3.1 Data validation for ASP programs
Let us fix a set $\mathcal{R}$ of predicate and function names (or symbols), a set $\mathcal{U}$ of field names, and a set $\mathcal{T} = \{\mathtt{Integer}, \mathtt{String}, \mathtt{Alpha}, \mathtt{Any}\}$ of primitive types. Each type is associated with a set of facets, or restrictions. The facets of Integer are enum to specify a list of acceptable values, min (by default $-2^{31}$ ) and max (by default $2^{31}-1$ ) to specify (inclusive) bounds, and finally count, sum+ and sum- to specify bounds on the number of values, the sum of positive values and negative values. The facets of String and Alpha are enum and count as before, min and max to bound the length, and pattern to specify a regular expression. Other types have only the facet count.

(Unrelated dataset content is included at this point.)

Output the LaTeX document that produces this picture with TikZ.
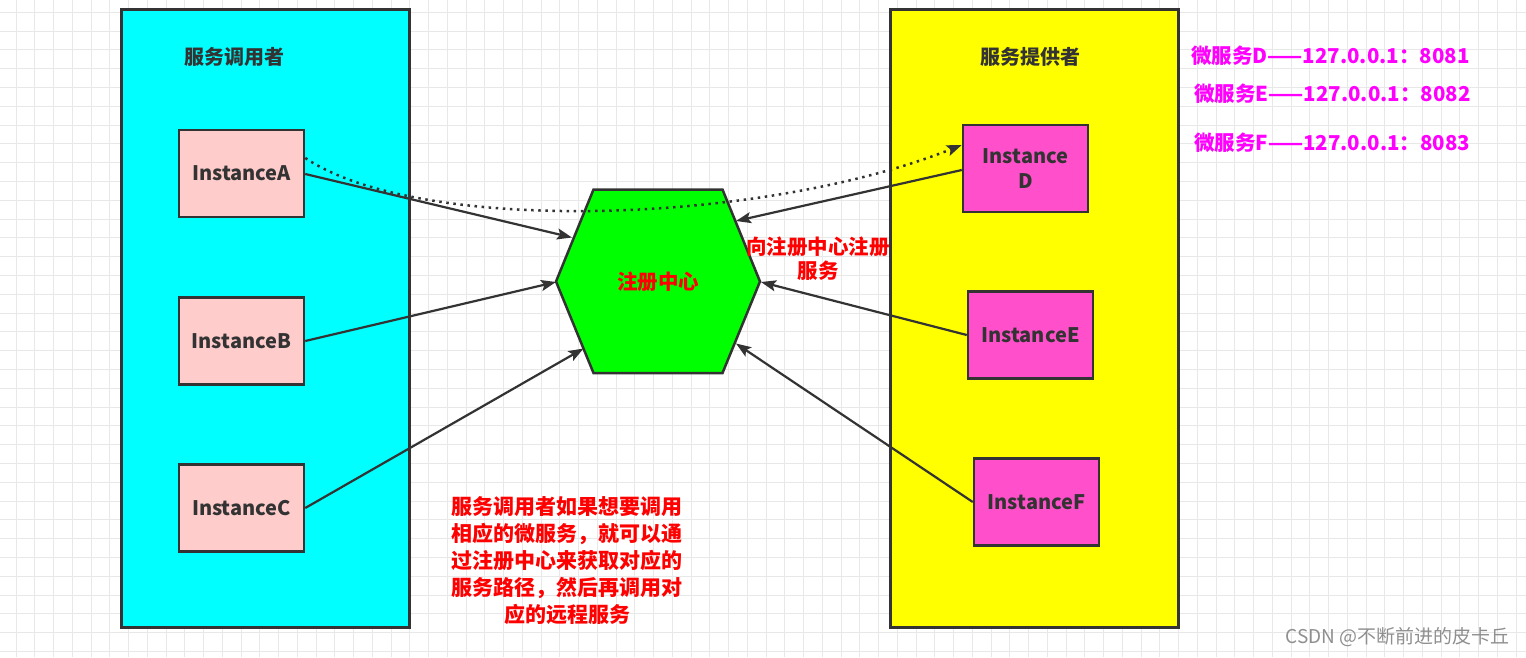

A user-defined symbol s is any name in $\mathcal{R}$ . A field declaration is a tuple of the form (f,t,F), where f is a field name in $\mathcal{U}$ , t is a type in $\mathcal{T}$ or a type defined by the user (i.e. a user-defined symbol), and F is a set of facets for t. A field comparison is an expression of the form $f \odot f'$ , where $\odot$ is a comparison operator among ==, !=, <, <=, >=, and >.
A user definition is a tuple of the form (s,D,H,b,c,a), where s is a user-defined symbol, D is a set of field declarations, H is a set of field comparisons (also called having properties), and b,c,a are code blocks to be executed respectively before grounding, after the creation of an instance of the user-defined symbol, and after grounding. A data validation specification is a tuple of the form (P,A,U), where P is a code block, A is an ASP program, and U is a set of user definitions.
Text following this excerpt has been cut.